CREPUSCOLO

Curated by Matteo Binci and Giacomo Pigliapoco

Crepuscolo (DUSK) is a group show collecting centuries-old narratives and contemporary artistic practices. The curatorial project goes through the legend of the translation of the Saint House of Loreto—flown by angels from Nazareth to the town of Loreto—using it as a basin of stories and images wanting to investigate the technological supremacy of aerial views in a capital-oriented society and counter-generate new magical and ritual practices. An incorporeal and elevated vision that turns upside down in a nocturnal world made of flesh and rituals.
The magical world is made of beliefs, ritual gestures and turbid images. Our incapacity to understand and govern it define it as a source of danger. Popular magic believes in the world as an animate being: each living and non-living being holds a precise strength that animates it. This vision has been identified as an obstacle for the development of reason. The world needed than to be “dis-enchanted” in order to be dominated: the body was thus deprived of those occult strengths that made it impossible to rule and its ability to observe was fed and exploited by technological development in order to increase the points of view and control (satellites, planes and drones). The endoscopic gaze developed by advanced capitalist societies probes the mobility of bodies, so that it can identify and isolate them: bodies that were seeing subjects become observed objects.

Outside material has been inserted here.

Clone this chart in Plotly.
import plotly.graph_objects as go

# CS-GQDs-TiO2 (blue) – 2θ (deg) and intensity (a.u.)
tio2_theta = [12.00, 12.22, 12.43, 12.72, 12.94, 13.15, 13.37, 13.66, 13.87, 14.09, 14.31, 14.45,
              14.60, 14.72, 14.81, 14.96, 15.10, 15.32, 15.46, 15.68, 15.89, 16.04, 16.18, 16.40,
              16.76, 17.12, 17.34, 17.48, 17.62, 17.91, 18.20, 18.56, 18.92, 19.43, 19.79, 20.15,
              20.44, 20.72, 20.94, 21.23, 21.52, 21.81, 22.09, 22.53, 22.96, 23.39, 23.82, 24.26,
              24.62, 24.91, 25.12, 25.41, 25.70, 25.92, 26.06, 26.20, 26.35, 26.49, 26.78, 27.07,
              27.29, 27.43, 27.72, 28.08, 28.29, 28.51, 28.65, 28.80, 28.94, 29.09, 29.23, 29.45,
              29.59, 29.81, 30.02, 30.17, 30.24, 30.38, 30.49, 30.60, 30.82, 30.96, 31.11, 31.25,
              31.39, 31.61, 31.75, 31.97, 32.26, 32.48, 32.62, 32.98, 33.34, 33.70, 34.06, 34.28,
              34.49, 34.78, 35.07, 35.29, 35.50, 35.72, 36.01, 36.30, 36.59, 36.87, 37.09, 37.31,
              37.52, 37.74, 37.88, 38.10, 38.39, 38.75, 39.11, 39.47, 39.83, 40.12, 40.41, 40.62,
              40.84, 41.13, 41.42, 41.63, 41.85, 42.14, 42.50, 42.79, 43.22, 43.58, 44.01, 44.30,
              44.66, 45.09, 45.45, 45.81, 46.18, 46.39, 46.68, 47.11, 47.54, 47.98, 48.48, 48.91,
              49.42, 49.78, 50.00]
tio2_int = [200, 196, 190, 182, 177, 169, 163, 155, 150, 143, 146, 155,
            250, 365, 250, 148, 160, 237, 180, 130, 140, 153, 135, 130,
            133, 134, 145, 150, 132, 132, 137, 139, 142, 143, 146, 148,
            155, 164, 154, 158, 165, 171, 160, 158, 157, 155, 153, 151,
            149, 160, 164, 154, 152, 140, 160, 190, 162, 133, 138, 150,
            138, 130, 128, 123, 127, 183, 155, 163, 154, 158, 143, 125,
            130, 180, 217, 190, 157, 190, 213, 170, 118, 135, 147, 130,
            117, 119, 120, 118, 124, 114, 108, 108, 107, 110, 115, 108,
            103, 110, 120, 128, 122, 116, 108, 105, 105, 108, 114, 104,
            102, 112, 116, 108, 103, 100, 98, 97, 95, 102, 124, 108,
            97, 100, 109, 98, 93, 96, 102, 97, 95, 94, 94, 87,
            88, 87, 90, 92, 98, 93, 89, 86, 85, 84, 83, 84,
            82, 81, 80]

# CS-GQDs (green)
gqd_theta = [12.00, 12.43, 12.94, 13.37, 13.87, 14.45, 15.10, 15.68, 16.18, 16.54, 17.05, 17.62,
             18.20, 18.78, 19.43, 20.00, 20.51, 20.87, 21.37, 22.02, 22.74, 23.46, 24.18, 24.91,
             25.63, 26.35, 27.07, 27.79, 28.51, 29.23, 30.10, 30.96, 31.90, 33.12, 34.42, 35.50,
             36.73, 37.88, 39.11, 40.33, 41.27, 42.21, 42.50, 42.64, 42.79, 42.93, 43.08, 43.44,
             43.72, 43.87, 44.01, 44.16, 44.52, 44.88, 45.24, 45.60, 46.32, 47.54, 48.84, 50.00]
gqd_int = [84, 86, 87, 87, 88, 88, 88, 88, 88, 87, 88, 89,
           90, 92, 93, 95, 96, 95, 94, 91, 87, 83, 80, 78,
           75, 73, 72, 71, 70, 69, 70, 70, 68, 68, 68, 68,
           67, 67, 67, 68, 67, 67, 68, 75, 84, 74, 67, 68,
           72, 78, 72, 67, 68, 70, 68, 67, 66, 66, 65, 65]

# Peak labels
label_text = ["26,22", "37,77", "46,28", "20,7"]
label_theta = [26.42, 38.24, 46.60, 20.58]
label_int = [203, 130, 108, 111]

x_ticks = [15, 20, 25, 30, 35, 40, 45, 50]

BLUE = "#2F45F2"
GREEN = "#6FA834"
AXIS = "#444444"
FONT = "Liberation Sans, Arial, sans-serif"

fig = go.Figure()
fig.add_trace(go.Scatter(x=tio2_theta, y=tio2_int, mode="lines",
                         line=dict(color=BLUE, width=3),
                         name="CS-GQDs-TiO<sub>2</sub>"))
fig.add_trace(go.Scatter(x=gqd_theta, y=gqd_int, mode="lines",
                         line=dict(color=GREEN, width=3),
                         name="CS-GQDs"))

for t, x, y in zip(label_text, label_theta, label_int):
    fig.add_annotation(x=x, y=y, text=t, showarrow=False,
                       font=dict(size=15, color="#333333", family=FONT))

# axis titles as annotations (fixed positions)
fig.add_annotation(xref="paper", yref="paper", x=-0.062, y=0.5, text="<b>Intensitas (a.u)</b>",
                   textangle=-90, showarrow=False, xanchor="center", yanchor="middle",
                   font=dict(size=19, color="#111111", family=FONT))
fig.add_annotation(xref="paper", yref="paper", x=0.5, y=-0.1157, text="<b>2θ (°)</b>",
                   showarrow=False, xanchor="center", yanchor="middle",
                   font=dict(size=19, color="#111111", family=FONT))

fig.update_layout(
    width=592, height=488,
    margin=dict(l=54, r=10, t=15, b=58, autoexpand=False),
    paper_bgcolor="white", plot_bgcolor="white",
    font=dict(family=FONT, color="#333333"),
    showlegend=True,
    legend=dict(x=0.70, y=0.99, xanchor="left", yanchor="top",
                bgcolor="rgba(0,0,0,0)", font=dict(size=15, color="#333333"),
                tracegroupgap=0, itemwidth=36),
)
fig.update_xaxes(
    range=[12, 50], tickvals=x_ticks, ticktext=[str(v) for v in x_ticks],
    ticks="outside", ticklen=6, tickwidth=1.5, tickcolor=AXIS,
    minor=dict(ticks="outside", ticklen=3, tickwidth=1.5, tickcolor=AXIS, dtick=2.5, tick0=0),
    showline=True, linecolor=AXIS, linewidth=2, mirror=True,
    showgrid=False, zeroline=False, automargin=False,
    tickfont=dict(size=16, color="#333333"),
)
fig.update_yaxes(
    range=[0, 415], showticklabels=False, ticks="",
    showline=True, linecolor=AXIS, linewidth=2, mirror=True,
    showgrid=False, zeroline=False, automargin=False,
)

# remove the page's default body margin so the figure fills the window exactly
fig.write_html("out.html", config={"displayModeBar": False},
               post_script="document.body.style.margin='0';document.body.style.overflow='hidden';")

The exhibition was installed in the recently restored sixteenth-century fortified bastion designed by Antonio da Sangallo (1484-1546). The display of archive materials—developed by (ab)Normal—is placed in the middle of the semi-circular architecture, working as a pattern between the different stories tied to the city of Loreto: the fogarò (fires) burning on the night between December 9 and 10 to celebrate the arrival of the Holy House, whose embers where collected and preserved in the houses or in clothes as powerful talismans capable of keeping jinxes and witches away; the appointment of the Blessed Loreto virgin as “Aeronautarum Patrona” in 1920, meaning that the Madonna of Loreto became the image protecting the Italian air force; the transport and use of that same Madonna on the first war planes, on Italian military bases, in futurist aereopainting and on the International Space Station; the tradition of tattoos in Loreto—hand drawn, for centuries, by the marcatori on the skin of pilgrims—and of the production of rosaries payed at piece rates to women who made them in their homes, chaining each bead and selling them to pilgrims.The archive includes historical materials and documents dated between the XVIII and the XXI century and contributions by Mario Giacomelli, Gianni Berengo Gardin, Olivo Barbieri, Antonio Biasiucci, Angelo Mezzanotte, Bruno da Osimo and Valeriano Trubbiani.

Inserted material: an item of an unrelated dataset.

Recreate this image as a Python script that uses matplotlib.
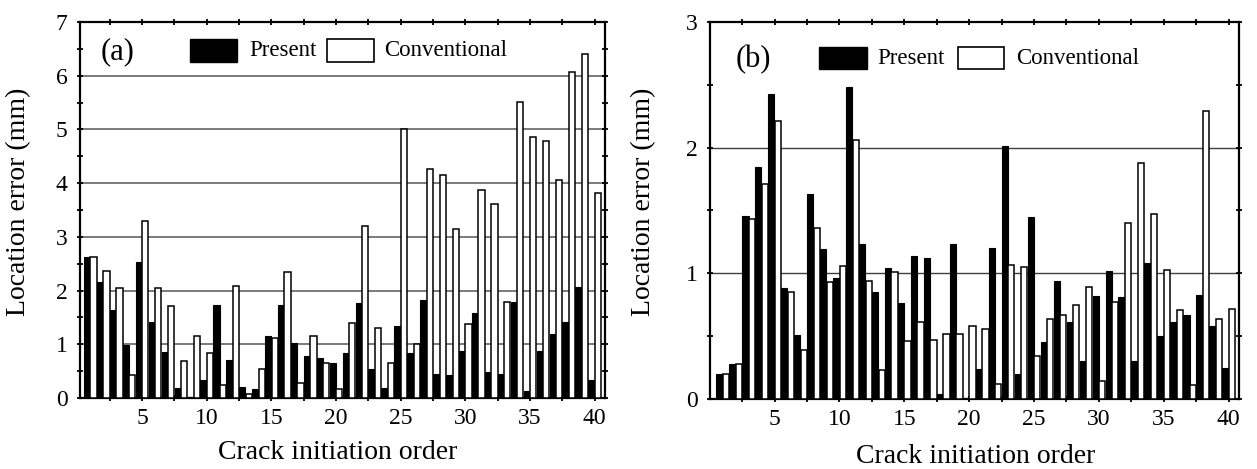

Among the artists invited to open a dialogue with these stories, Harun Farocki resonates on the techniques of elaboration of operative images, such as the recognition of objects, electronic surveillance and military remotely-controlled devices, in order to closely analyze the relation between man, machine and the modern world. Raphaela Vogel investigates the relations between the techno-patriarcal gaze of aerial views taken by drones and the physicality of women’s bodies. The personal and deeply stratified imageries of Athena Papadopoulos violently assault common perspectives on sexuality, bodies and decomposition processes. Enrico Boccioletti faces with his own body the spiritual-technological substrata at the core of the society of information through the co-presence of ritual, bodily and technological aspects. Raffaella Naldi Rossano’s rituals—for the development of an androgynous community—try to overcome the opposition and sexualization of the man/woman duality in order to reach a different and still unwritten history, in which to employ collective practices and develop transitional spaces of ecological and social reflection. The different meanings of the acronym W.I.T.C.H.— spread in the 1960s by American feminists protest groups—bring artist Anna Bunting-Branch to create an alternative universe of relations inside the feminist narrative. Giulia Crispiani rewrites the local oral traditions and cultures, using them in emotional and lively practices in order to transmit tales of healing, care, jinxes and miracles that stress our common sense of the world and modify gestures and languages. 
Crepuscolo takes place in the uncertain luminosity of the light disappearing into the darkness of night: moments that imply a mutation in the sky and in our bodies. Crepuscolo is a calling of the white-hot embers of the fires at the festivities in Loreto, of the free-falling of aerial views, of popular gestures and beliefs, embodied in the artists’ practices.